I’m still PMSing….. WTF. Well, I know I always have the extreme UPS and DOWNS of my relationship and I blog about it sometimes… but here is another down side. So today I hung out with the BF. He asks me on the phone what we should do together. So, I, trying to cater to what he wants, tell him, ‘hey! let’s study!’ He loves studying. So, we do end up studying. Together at the library. For exactly an hour as planned. Then, we run to get banh mi. Then I had to go to the bathroom, so we stopped at Jack in the Box. I got 2 tacos. So, we munched on munchies. We just ate, nothing extraordinary (ahem, no ‘conversation’) going on. ALRIGHT, then he insists to take me back to the park area closer to where I live so we could chill. Didn’t really talk about important stuff. Then, we sit and kiss and stupid stuff like that. Then, he drops me off.  

WELL I DONT LIKE THAT. Some sort of connection is missing. I think there is something missing in this relationship. Something is missing in him that attracts me. Something mental? Emotional? Not enough in common? Not enough excitement? Too repetitive? Some need of mine is not getting satisfied, and it’s always going to be like that. I think it’s not okay that I can’t have a deep, deep conversation with him. He isn’t very witty, and I think we’re intellectually incompatible. That must be the problem. He never goes past “aw, you’re so cute.” And, he always has to go study. Idk why I can’t understand that. Honestly.

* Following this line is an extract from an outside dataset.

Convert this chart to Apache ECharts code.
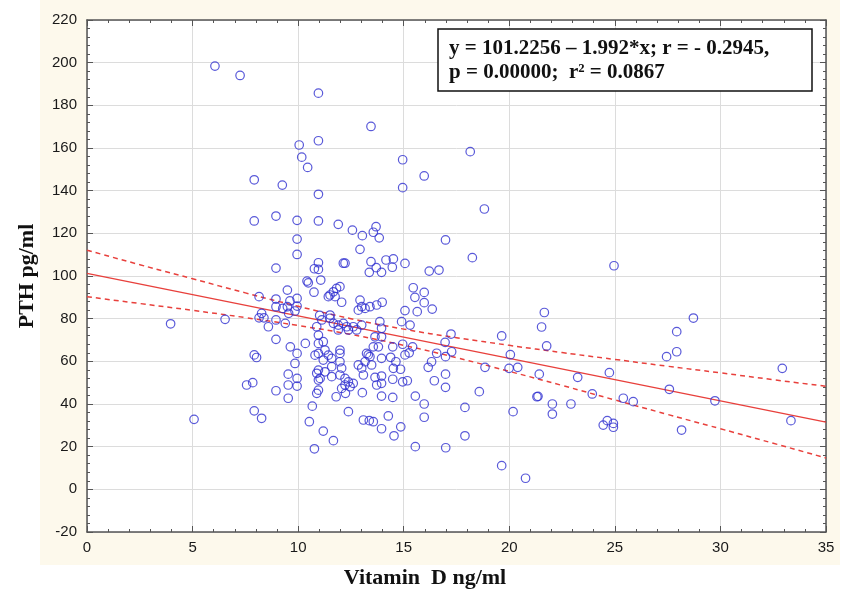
<!DOCTYPE html>
<html>
<head>
<meta charset="utf-8">
<script src="https://cdn.jsdelivr.net/npm/echarts@6/dist/echarts.min.js"></script>
<style>
html,body{margin:0;padding:0;background:#fff;}
#wrap{position:relative;width:846px;height:594px;}
#cream{position:absolute;left:40px;top:0;width:800px;height:565px;background:#fdf9ec;}
#chart{position:absolute;left:0;top:0;width:846px;height:594px;}
</style>
</head>
<body>
<div id="wrap"><div id="cream"></div><div id="chart"></div></div>
<script>
// Vitamin D (ng/ml) values of the points
const vitaminD = [
3.96,5.07,6.06,6.54,7.25,7.56,7.85,7.92,7.92,7.92,8.03,7.92,8.27,8.15,8.27,8.15,8.38,8.59,8.95,8.95,
8.95,8.95,8.95,8.95,8.95,9.25,9.27,9.39,9.49,9.49,9.61,9.55,9.53,9.53,9.53,9.63,9.85,9.85,9.95,9.95,
9.95,9.95,9.95,9.95,9.95,9.95,10.05,10.17,10.45,10.34,10.42,10.48,10.53,10.67,10.75,10.77,10.77,10.88,10.96,10.96,
11.19,11.27,10.96,10.8,11.43,11.19,10.96,10.96,10.96,10.96,10.96,10.96,11.07,11.02,11.12,10.96,11.04,10.96,10.88,11.27,
11.59,11.59,10.96,10.88,11.19,11.67,11.59,11.51,11.67,11.82,11.98,11.75,11.43,12.06,11.9,11.51,11.51,11.67,11.9,12.14,
12.3,12.38,12.61,12.77,13.01,11.9,11.98,11.98,11.98,12.06,11.98,12.22,12.38,12.22,12.46,12.61,12.06,11.8,12.24,12.38,
13.09,13.37,13.56,13.95,14.27,14.54,14.86,12.57,12.93,12.14,12.22,12.93,13.01,12.85,13.17,13.4,13.72,13.98,12.85,13.01,
13.17,13.32,13.09,13.48,13.04,13.04,13.56,13.69,13.84,13.45,13.45,13.7,13.95,13.37,14.16,14.51,14.46,15.06,13.87,13.95,
13.64,13.95,13.8,13.56,13.24,13.4,14.48,14.95,15.42,15.26,14.9,15.3,15.06,13.64,13.95,13.95,13.95,14.48,14.48,14.85,
15.17,14.95,14.95,14.95,15.06,15.45,15.97,15.53,15.97,16.35,15.64,15.97,16.21,16.67,16.98,15.55,15.97,15.97,15.55,16.99,
16.98,16.98,16.45,16.16,16.32,16.56,16.98,17.27,16.96,17.24,17.9,17.9,18.15,18.25,18.58,18.82,18.85,19.64,19.64,19.99,
20.05,20.18,20.4,20.77,21.31,21.36,21.42,21.66,21.53,21.77,22.04,22.04,22.92,23.24,23.93,24.45,24.64,24.93,24.93,24.74,
24.96,25.4,25.87,27.45,27.58,27.93,27.93,28.16,28.72,29.74,32.93,33.34,14.38,14.63,14.51,13.95,13.72
];
// PTH (pg/ml) values of the points
const pth = [
77.6,32.8,198.4,79.7,194.0,48.9,50.0,145.1,125.8,63.0,61.8,36.8,33.3,90.3,82.5,80.4,80.4,76.2,128.1,103.7,
89.2,85.6,79.4,70.3,46.2,142.6,84.8,77.8,93.4,85.6,88.3,82.5,54.0,48.9,42.7,66.8,83.6,59.0,126.1,117.3,
110.1,89.5,85.9,63.7,52.0,48.4,161.4,155.7,150.9,68.4,97.6,96.8,31.7,39.0,92.4,103.4,19.0,76.2,72.3,68.4,
69.2,65.3,63.7,62.9,62.9,60.6,185.7,163.4,138.3,125.8,106.2,103.1,98.1,81.5,79.4,55.9,52.0,51.2,54.4,55.1,
57.5,52.8,46.5,45.0,27.3,22.8,61.4,91.1,92.6,94.2,95.0,90.3,90.3,87.7,124.2,81.7,80.2,77.8,77.0,77.8,
76.2,74.7,76.2,74.7,77.0,74.7,65.3,63.7,59.8,56.8,53.6,52.0,50.4,48.9,48.1,49.7,47.3,43.4,45.0,36.4,
32.5,32.2,31.7,28.4,34.4,25.1,29.3,121.5,112.5,106.0,106.0,88.7,85.6,84.0,84.8,85.6,86.4,87.7,58.3,56.8,
59.8,63.0,53.6,58.3,45.3,118.9,120.5,123.1,117.9,170.1,106.7,103.9,101.7,101.7,107.5,108.0,104.1,105.9,78.6,75.5,
71.5,71.5,66.8,66.8,63.7,62.2,66.8,68.0,66.8,64.0,78.6,77.0,63.0,52.5,53.1,49.7,43.7,51.6,43.1,56.3,
50.9,50.4,154.5,141.4,83.8,94.5,92.3,90.0,87.5,84.5,83.3,146.9,102.3,102.8,116.9,20.0,40.0,33.8,43.7,19.5,
54.0,47.8,50.9,57.2,59.8,63.8,62.2,64.5,68.9,72.8,38.4,25.1,158.3,108.6,45.8,131.4,57.2,11.1,71.9,56.7,
63.1,36.4,57.2,5.2,43.4,43.6,54.0,82.9,76.1,67.2,40.0,35.3,40.0,52.5,44.7,30.1,32.2,30.9,29.1,54.7,
104.8,42.7,41.1,62.2,46.9,64.5,73.9,27.8,80.3,41.5,56.7,32.2,61.9,59.8,56.7,61.4,48.9
];
// regression line end points
const fitX = [0, 35];
const fitY = [101.2256, 31.5056];
// 95% band
const bandX = [0,2.5,5,7.5,10,12.5,15,17.5,20,22.5,25,27.5,30,32.5,35];
const bandUpper = [112.1,105.3,98.7,92.1,85.8,80.0,75.1,71.1,67.5,64.1,60.9,57.7,54.6,51.4,48.3];
const bandLower = [90.3,87.1,83.9,80.5,76.8,72.6,67.5,61.7,55.3,48.7,41.9,35.1,28.4,21.6,14.7];
const annotLines = ['y = 101.2256 \u2013 1.992*x; r = - 0.2945,', 'p = 0.00000;  r\u00b2 = 0.0867'];
const xTitle = 'Vitamin  D ng/ml';
const yTitle = 'PTH pg/ml';

const chart = echarts.init(document.getElementById('chart'), null, {renderer:'canvas', width:846, height:594});
const axisCol = '#555';
const labelStyle = {fontSize:15, color:'#1a1a1a', fontFamily:'Liberation Sans'};
function mkX(pos, labels){
  return {type:'value', min:0, max:35, interval:5, position:pos,
    axisLine:{show:true, onZero:false, lineStyle:{color:axisCol, width:1.5}},
    axisTick:{show:true, inside:true, length:6, lineStyle:{color:axisCol, width:1}},
    minorTick:{show:true, splitNumber:5, length:3, lineStyle:{color:axisCol, width:1}},
    splitLine:{show:labels, lineStyle:{color:'#dcdcdc', width:1}},
    axisLabel:Object.assign({show:labels, margin:8}, labelStyle)};
}
function mkY(pos, labels){
  const a = {type:'value', min:-20, max:220, interval:20, position:pos,
    axisLine:{show:true, onZero:false, lineStyle:{color:axisCol, width:1.5}},
    axisTick:{show:true, inside:true, length:6, lineStyle:{color:axisCol, width:1}},
    minorTick:{show:true, splitNumber:5, length:3, lineStyle:{color:axisCol, width:1}},
    splitLine:{show:labels, lineStyle:{color:'#dcdcdc', width:1}},
    axisLabel:Object.assign({show:labels, margin:10}, labelStyle)};
  if(labels){
    a.name = yTitle; a.nameLocation='middle'; a.nameGap=49;
    a.nameTextStyle = {fontFamily:'Liberation Serif', fontWeight:'bold', fontSize:22, color:'#111'};
  }
  return a;
}
const redCol = '#e8403c';
chart.setOption({
  backgroundColor:'transparent',
  animation:false,
  grid:{left:87, right:20, top:20, bottom:62, show:true, backgroundColor:'#fff', borderWidth:0},
  xAxis:[mkX('bottom', true), mkX('top', false)],
  yAxis:[mkY('left', true), mkY('right', false)],
  graphic:[
    {type:'text', x:425, y:578, z:10, style:{text:xTitle, font:'bold 22px "Liberation Serif"', fill:'#111', align:'center', verticalAlign:'middle'}},
    {type:'rect', z:50, shape:{x:438, y:29, width:374, height:62}, style:{fill:'#fff', stroke:'#111', lineWidth:1.5}},
    {type:'text', z:51, x:449, y:49, style:{text:annotLines[0], font:'bold 21px "Liberation Serif"', fill:'#111', align:'left', verticalAlign:'middle'}},
    {type:'text', z:51, x:449, y:73, style:{text:annotLines[1], font:'bold 21px "Liberation Serif"', fill:'#111', align:'left', verticalAlign:'middle'}}
  ],
  series:[
    {type:'line', data:bandX.map((x,i)=>[x,bandUpper[i]]), smooth:true, showSymbol:false, silent:true,
      lineStyle:{color:redCol, width:1.5, type:[5,4]}, z:3},
    {type:'line', data:bandX.map((x,i)=>[x,bandLower[i]]), smooth:true, showSymbol:false, silent:true,
      lineStyle:{color:redCol, width:1.5, type:[5,4]}, z:3},
    {type:'line', data:fitX.map((x,i)=>[x,fitY[i]]), showSymbol:false, silent:true,
      lineStyle:{color:redCol, width:1.5}, z:3},
    {type:'scatter', data:vitaminD.map((x,i)=>[x,pth[i]]), symbol:'circle', symbolSize:8.5, z:4,
      itemStyle:{color:'rgba(0,0,0,0)', borderColor:'#3030d0', borderWidth:1.2}}
  ]
});
</script>
</body>
</html>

Another sick-of-my-boyfriend rant.

 Ahem. First of all, I only ask that he communicates with me more because he has such a busy life that includes his friends, sports, and academics. This has always been a problem… The only method of communication for us is basically THE PHONE (and atm, this is long distance, might I add). I already accepted being second to his studies. That’s fine (with gritting teeth). However, the friends and the balls — I don’t have a heart to care for that. NOW, he’s taking on 3 new major commitments that I won’t discuss because they’re career-oriented and I can’t mess with that. Sum of it all, I feel like a greedy and selfish girlfriend… BUT where the fuck did all of our time go? I thought this summer was hard enough doing that long distance shit all over again. But nooo, the Fall will be even worse. And after that, when he goes and transfers to professional school. And after that? What if he does become one of those on-call doctors? ………. I am speechless and confused. What should I do? :L 
My needs… nobody cares. 

Why won’t he tell me he loves me…. From time to time he says “I care about you so much” instead..? Why that? I think about this boyfriend of mine all day, it’s almost pathetic lol. I’ll answer my Facebook birthday wishes later… and play DDR later… Ugh, I miss him already…. WAHHH what is this longing. Kndependence is nice, but when I’m ‘in love’ I can’t help but to be all mushy gushy.. Ewwwwugh. I must be really sprung or something… NOU D’: But straightly, I can feel he cares about me because he shows so much effort to make me smile. I can’t feel ‘love’ yet, so makes sense we don’t say it. Love is when I know I won’t be able to leave him. It seems to be getting there, nonetheless.